## PROBLEM TO SOLVE
Every line in the listing below from the one with "Reproduce this chart" through the one with "const bins = counts.map((c, i)" is to be reproduced exactly, both ends included; leave out the rest.

## EXERCISE MATERIALS

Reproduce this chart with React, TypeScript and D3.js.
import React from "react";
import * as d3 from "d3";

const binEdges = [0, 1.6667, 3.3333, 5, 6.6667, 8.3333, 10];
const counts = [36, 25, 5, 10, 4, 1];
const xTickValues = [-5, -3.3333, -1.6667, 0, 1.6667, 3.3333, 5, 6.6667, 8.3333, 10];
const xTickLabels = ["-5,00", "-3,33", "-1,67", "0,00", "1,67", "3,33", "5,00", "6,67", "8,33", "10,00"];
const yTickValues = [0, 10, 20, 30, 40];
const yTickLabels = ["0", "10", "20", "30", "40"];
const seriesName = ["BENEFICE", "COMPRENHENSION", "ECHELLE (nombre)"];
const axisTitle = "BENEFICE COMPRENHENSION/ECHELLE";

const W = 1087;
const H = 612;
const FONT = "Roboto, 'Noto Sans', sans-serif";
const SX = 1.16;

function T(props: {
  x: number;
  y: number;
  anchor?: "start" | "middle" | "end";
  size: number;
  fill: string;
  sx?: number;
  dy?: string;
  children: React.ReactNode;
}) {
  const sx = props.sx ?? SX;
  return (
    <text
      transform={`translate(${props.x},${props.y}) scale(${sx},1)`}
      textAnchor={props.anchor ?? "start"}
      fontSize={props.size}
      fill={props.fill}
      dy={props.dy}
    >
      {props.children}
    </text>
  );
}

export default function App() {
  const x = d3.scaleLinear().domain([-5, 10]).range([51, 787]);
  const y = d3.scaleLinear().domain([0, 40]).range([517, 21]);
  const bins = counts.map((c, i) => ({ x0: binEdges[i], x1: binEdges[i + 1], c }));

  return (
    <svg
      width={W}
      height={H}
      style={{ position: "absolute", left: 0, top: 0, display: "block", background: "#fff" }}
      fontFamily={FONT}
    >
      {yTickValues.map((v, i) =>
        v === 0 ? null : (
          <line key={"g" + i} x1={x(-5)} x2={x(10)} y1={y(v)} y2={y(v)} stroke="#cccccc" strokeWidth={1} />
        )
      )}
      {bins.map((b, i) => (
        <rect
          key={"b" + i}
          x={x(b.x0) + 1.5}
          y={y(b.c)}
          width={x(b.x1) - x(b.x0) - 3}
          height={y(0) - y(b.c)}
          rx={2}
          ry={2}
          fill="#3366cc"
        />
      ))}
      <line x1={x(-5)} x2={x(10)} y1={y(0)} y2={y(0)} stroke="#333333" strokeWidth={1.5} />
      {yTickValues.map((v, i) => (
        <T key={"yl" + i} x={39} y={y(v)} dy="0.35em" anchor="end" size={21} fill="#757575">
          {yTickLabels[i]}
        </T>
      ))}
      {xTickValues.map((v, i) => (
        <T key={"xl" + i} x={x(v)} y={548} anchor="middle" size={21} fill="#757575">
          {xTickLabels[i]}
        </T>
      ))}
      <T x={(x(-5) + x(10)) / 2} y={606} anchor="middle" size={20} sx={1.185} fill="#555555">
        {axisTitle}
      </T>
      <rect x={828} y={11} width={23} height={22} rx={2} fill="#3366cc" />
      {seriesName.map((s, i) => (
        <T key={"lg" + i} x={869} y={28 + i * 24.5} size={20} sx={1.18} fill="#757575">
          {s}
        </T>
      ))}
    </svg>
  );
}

---

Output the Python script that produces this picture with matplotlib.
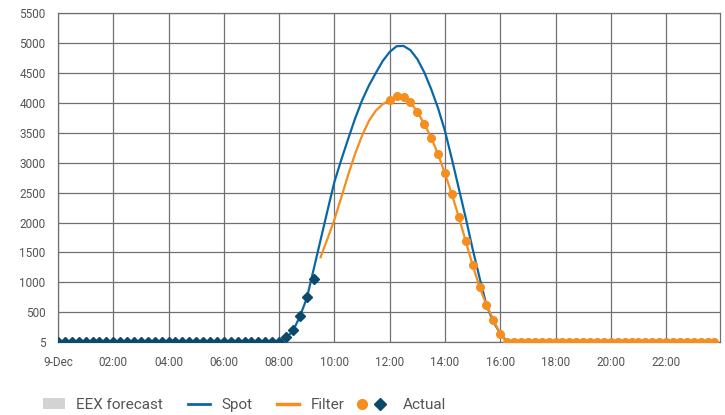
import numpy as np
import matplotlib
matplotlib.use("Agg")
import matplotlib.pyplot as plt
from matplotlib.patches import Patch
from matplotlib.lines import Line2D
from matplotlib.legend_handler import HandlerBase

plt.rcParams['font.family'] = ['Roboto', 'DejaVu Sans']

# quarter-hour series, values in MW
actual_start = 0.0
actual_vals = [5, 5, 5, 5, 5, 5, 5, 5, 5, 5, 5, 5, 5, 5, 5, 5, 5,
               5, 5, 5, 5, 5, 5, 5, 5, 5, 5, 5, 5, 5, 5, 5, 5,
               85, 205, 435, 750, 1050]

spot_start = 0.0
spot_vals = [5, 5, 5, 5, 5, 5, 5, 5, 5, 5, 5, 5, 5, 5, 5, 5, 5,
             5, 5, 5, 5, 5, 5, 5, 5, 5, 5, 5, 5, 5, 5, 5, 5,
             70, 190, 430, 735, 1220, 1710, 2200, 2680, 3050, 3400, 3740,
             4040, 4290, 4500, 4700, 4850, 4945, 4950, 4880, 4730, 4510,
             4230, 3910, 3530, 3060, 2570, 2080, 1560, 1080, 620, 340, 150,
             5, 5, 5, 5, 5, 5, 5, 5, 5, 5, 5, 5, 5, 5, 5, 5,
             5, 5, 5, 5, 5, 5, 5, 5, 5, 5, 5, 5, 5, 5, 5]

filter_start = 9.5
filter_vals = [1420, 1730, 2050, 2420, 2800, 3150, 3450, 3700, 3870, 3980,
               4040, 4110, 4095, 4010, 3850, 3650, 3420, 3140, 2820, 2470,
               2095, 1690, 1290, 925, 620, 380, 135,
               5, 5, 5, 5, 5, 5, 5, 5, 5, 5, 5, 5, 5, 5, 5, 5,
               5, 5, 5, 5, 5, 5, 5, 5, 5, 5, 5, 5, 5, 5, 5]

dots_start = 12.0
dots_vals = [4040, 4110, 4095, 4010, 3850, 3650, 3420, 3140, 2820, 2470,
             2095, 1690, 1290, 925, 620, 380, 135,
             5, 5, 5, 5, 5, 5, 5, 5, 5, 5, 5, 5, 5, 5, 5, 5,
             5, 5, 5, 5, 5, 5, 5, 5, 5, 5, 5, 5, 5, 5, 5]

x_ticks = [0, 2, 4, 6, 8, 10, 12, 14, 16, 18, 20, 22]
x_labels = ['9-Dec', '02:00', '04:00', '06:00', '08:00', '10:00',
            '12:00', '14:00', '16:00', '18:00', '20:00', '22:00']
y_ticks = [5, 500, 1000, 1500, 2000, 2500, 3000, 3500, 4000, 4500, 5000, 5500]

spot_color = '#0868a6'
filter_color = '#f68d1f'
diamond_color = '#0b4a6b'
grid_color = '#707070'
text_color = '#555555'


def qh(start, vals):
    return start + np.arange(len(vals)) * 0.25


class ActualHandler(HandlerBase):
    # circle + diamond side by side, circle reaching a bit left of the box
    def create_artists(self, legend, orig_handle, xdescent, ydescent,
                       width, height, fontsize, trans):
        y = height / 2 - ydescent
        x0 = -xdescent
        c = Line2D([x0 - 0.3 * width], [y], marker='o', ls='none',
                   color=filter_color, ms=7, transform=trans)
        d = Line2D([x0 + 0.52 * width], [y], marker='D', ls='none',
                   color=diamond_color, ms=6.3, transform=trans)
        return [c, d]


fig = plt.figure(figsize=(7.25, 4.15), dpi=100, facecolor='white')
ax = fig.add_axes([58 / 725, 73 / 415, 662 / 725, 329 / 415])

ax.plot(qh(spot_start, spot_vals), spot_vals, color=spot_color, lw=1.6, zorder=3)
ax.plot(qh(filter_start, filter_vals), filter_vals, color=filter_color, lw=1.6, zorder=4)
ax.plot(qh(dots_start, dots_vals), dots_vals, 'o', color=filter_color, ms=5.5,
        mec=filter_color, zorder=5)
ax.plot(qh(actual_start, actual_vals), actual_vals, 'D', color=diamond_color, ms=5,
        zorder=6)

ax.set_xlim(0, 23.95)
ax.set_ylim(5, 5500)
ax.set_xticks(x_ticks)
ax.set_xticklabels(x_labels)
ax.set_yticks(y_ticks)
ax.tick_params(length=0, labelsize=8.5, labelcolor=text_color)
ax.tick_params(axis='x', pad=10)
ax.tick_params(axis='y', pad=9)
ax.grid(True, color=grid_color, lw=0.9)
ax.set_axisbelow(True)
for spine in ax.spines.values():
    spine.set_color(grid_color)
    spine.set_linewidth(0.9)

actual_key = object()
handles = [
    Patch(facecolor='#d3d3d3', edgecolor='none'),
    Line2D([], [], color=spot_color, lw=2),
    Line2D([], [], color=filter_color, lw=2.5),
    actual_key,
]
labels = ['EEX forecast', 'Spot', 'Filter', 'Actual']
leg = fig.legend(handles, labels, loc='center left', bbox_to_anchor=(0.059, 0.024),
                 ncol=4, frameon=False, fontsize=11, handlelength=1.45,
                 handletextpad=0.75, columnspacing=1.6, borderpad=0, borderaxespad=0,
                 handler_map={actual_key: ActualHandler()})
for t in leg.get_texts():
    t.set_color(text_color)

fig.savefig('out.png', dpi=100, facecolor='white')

## THE SOLUTION
Reproduce this chart with React, TypeScript and D3.js.
import React from "react";
import * as d3 from "d3";

const binEdges = [0, 1.6667, 3.3333, 5, 6.6667, 8.3333, 10];
const counts = [36, 25, 5, 10, 4, 1];
const xTickValues = [-5, -3.3333, -1.6667, 0, 1.6667, 3.3333, 5, 6.6667, 8.3333, 10];
const xTickLabels = ["-5,00", "-3,33", "-1,67", "0,00", "1,67", "3,33", "5,00", "6,67", "8,33", "10,00"];
const yTickValues = [0, 10, 20, 30, 40];
const yTickLabels = ["0", "10", "20", "30", "40"];
const seriesName = ["BENEFICE", "COMPRENHENSION", "ECHELLE (nombre)"];
const axisTitle = "BENEFICE COMPRENHENSION/ECHELLE";

const W = 1087;
const H = 612;
const FONT = "Roboto, 'Noto Sans', sans-serif";
const SX = 1.16;

function T(props: {
  x: number;
  y: number;
  anchor?: "start" | "middle" | "end";
  size: number;
  fill: string;
  sx?: number;
  dy?: string;
  children: React.ReactNode;
}) {
  const sx = props.sx ?? SX;
  return (
    <text
      transform={`translate(${props.x},${props.y}) scale(${sx},1)`}
      textAnchor={props.anchor ?? "start"}
      fontSize={props.size}
      fill={props.fill}
      dy={props.dy}
    >
      {props.children}
    </text>
  );
}

export default function App() {
  const x = d3.scaleLinear().domain([-5, 10]).range([51, 787]);
  const y = d3.scaleLinear().domain([0, 40]).range([517, 21]);
  const bins = counts.map((c, i) => ({ x0: binEdges[i], x1: binEdges[i + 1], c }));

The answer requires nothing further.